A dynamic programming approach to multi-objective logic synthesis of quantum circuits

Quantum computing is an emerging technology that harnesses the laws of quantum mechanics to solve some problems much faster than classical computers. Quantum-logic synthesis refers to converting a given quantum gate into a set of gates that can be implemented in quantum technologies and primarily focuses on decreasing the number of CNOT gates. Of the most well-known quantum-logic synthesis methods are cosine-sine decomposition (CSD) and quantum Shannon decomposition (QSD), each with their distinct advantages. This study aims to present a multi-objective quantum-logic synthesis to optimize three evaluation criteria of the synthesized circuit, namely, the number of CNOT gates, the total number of gates, and the depth simultaneously.
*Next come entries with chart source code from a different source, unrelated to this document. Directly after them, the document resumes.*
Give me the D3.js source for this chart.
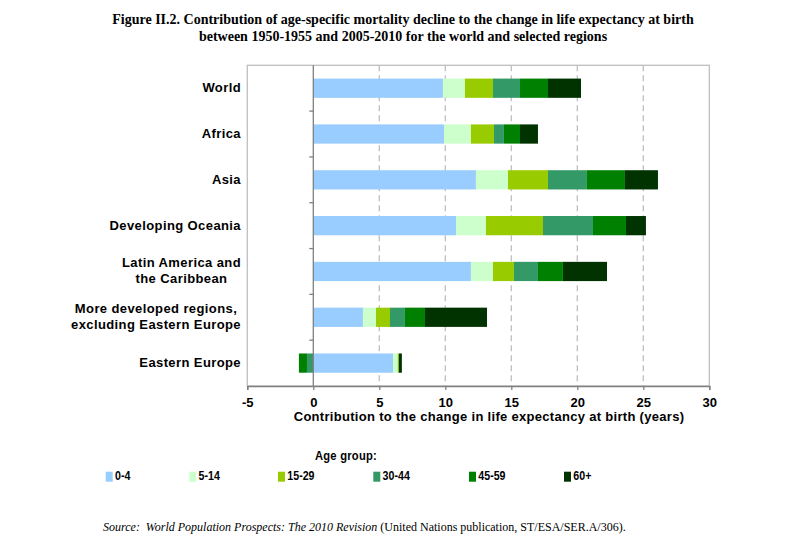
<!DOCTYPE html>
<html>
<head>
<meta charset="utf-8">
<script src="https://cdn.jsdelivr.net/npm/d3@7"></script>
<style>
  html, body { margin: 0; padding: 0; background: #fff; }
  svg { display: block; }
</style>
</head>
<body>
<svg id="chart" width="789" height="556"></svg>
<script>
// ---- data ----
const regions = [
  "World",
  "Africa",
  "Asia",
  "Developing Oceania",
  "Latin America and\nthe Caribbean",
  "More developed regions,\nexcluding Eastern Europe",
  "Eastern Europe"
];
const ageGroups = ["0-4", "5-14", "15-29", "30-44", "45-59", "60+"];
const age0_4   = [9.82, 9.90, 12.32, 10.81, 11.94, 3.76, 6.04];
const age5_14  = [1.67, 2.04, 2.43, 2.27, 1.67, 0.99, 0.36];
const age15_29 = [2.12, 1.75, 3.03, 4.32, 1.59, 1.06, 0.08];
const age30_44 = [2.05, 0.75, 2.95, 3.79, 1.82, 1.13, -0.48];
const age45_59 = [2.12, 1.22, 2.88, 2.50, 1.89, 1.52, -0.61];
const age60p   = [2.50, 1.36, 2.50, 1.51, 3.34, 4.70, 0.23];
const xTicks = [-5, 0, 5, 10, 15, 20, 25, 30];
const colors = ["#99ccff", "#ccffcc", "#99cc00", "#339966", "#008000", "#003300"];

const seriesValues = [age0_4, age5_14, age15_29, age30_44, age45_59, age60p];
const table = regions.map((r, i) => {
  const row = { region: r };
  ageGroups.forEach((g, j) => row[g] = seriesValues[j][i]);
  return row;
});

// ---- layout ----
const svg = d3.select("#chart");
const plot = { left: 247.3, right: 709.3, top: 65.3, bottom: 386 };
const SANS = "'Liberation Sans', Arial, sans-serif";
const SERIF = "'Liberation Serif', 'Times New Roman', serif";

const x = d3.scaleLinear().domain([-5, 30]).range([plot.left, plot.right]);
const y = d3.scaleBand().domain(regions).range([plot.top, plot.bottom])
  .paddingInner(0.58).paddingOuter(0.29);
const yOuter = d3.scaleBand().domain(regions).range([plot.top, plot.bottom]);

const stack = d3.stack().keys(ageGroups).offset(d3.stackOffsetDiverging);
const stacked = stack(table);

// frame
svg.append("rect")
  .attr("x", plot.left).attr("y", plot.top)
  .attr("width", plot.right - plot.left).attr("height", plot.bottom - plot.top)
  .attr("fill", "none").attr("stroke", "#bfbfbf").attr("stroke-width", 1.3);

// gridlines
svg.append("g").selectAll("line")
  .data(xTicks.filter(t => t > 0 && t < 30))
  .join("line")
  .attr("x1", d => x(d)).attr("x2", d => x(d))
  .attr("y1", plot.top).attr("y2", plot.bottom)
  .attr("stroke", "#bfbfbf").attr("stroke-width", 1.3)
  .attr("stroke-dasharray", "6,4");

// bars
svg.append("g").selectAll("g")
  .data(stacked)
  .join("g")
  .attr("fill", (d, i) => colors[i])
  .selectAll("rect")
  .data(d => d)
  .join("rect")
  .attr("x", d => x(Math.min(d[0], d[1])))
  .attr("width", d => Math.abs(x(d[1]) - x(d[0])))
  .attr("y", d => y(d.data.region))
  .attr("height", y.bandwidth());

// zero (category) axis line
svg.append("line")
  .attr("x1", x(0)).attr("x2", x(0))
  .attr("y1", plot.top).attr("y2", plot.bottom)
  .attr("stroke", "#808080").attr("stroke-width", 1.3);
svg.append("g").selectAll("line")
  .data(regions.slice(1))
  .join("line")
  .attr("x1", x(0) - 4).attr("x2", x(0))
  .attr("y1", d => yOuter(d)).attr("y2", d => yOuter(d))
  .attr("stroke", "#808080").attr("stroke-width", 1.3);

// bottom axis
const xAxis = d3.axisBottom(x).tickValues(xTicks).tickSize(4).tickPadding(8)
  .tickFormat(d => String(d));
const gx = svg.append("g").attr("transform", `translate(0,${plot.bottom})`).call(xAxis);
gx.attr("font-family", SANS);
gx.select(".domain").attr("stroke", "#808080").attr("stroke-width", 1.3);
gx.selectAll(".tick line").attr("stroke", "#808080").attr("stroke-width", 1.3);
gx.selectAll(".tick text")
  .attr("font-family", SANS)
  .attr("font-size", 13).attr("font-weight", "bold").attr("fill", "#000");

// axis title
svg.append("text")
  .attr("x", 489).attr("y", 421)
  .attr("text-anchor", "middle")
  .attr("font-family", SANS)
  .attr("font-size", 13).attr("font-weight", "bold")
  .attr("letter-spacing", 0.3)
  .text("Contribution to the change in life expectancy at birth (years)");

// category labels
const labelRight = 241;
regions.forEach(r => {
  const lines = r.split("\n");
  const cy = yOuter(r) + yOuter.bandwidth() / 2;
  const t = svg.append("text")
    .attr("font-family", SANS)
    .attr("font-size", 13).attr("font-weight", "bold")
    .attr("letter-spacing", 0.4)
    .attr("text-anchor", "middle");
  const n = lines.length;
  lines.forEach((ln, i) => {
    t.append("tspan").attr("y", cy + 4 + (i - (n - 1) / 2) * 16).text(ln);
  });
  const w = d3.max(t.selectAll("tspan").nodes(), nd => nd.getComputedTextLength());
  t.selectAll("tspan").attr("x", labelRight - w / 2);
});

// title
const title = svg.append("text")
  .attr("text-anchor", "middle")
  .attr("font-family", SERIF)
  .attr("font-size", 14).attr("font-weight", "bold");
title.append("tspan").attr("x", 403).attr("y", 24)
  .text("Figure II.2. Contribution of age-specific mortality decline to the change in life expectancy at birth");
title.append("tspan").attr("x", 403).attr("y", 41)
  .text("between 1950-1955 and 2005-2010 for the world and selected regions");

// legend
svg.append("text")
  .attr("transform", "translate(346,459.5) scale(0.86,1)")
  .attr("text-anchor", "middle")
  .attr("font-family", SANS)
  .attr("font-size", 13).attr("font-weight", "bold")
  .attr("letter-spacing", 0.3)
  .text("Age group:");

const legendX = [105.7, 189.3, 278, 373.3, 469, 564];
const lg = svg.append("g").selectAll("g")
  .data(ageGroups)
  .join("g")
  .attr("transform", (d, i) => `translate(${legendX[i]},471.7)`);
lg.append("rect").attr("width", 7).attr("height", 10).attr("fill", (d, i) => colors[i]);
lg.append("text")
  .attr("transform", "translate(9.3,8.5) scale(0.82,1)")
  .attr("font-family", SANS)
  .attr("font-size", 13).attr("font-weight", "bold")
  .text(d => d);

// source
const src = svg.append("text")
  .attr("x", 103).attr("y", 531)
  .attr("font-family", SERIF)
  .attr("font-size", 12);
src.append("tspan").attr("font-style", "italic").text("Source:\u00a0\u00a0World Population Prospects: The 2010 Revision");
src.append("tspan").text(" (United Nations publication, ST/ESA/SER.A/306).");
</script>
</body>
</html>
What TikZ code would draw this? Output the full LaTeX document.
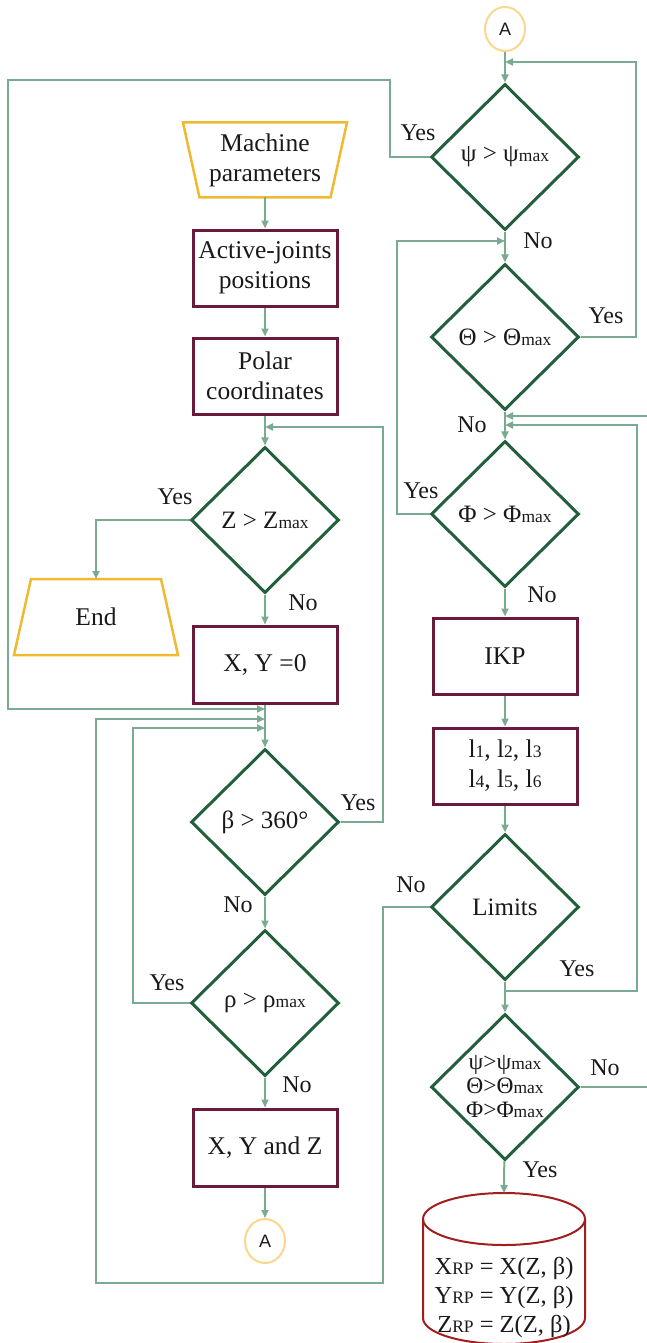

The proposed method involves constructing a solution space by exploring various combinations of CSD and QSD. Then, utilizing a bottom-up approach of multi-objective dynamic programming (MODP), a method is presented to search only a specific part of the entire solution space to find circuits with Pareto-optimal costs, i.e., the Pareto-optimal front. The results obtained from this method demonstrate a balance between the evaluation criteria. Furthermore, many Pareto-optimal solutions are generated that can be considered based on the applications' or the quantum technology requirements.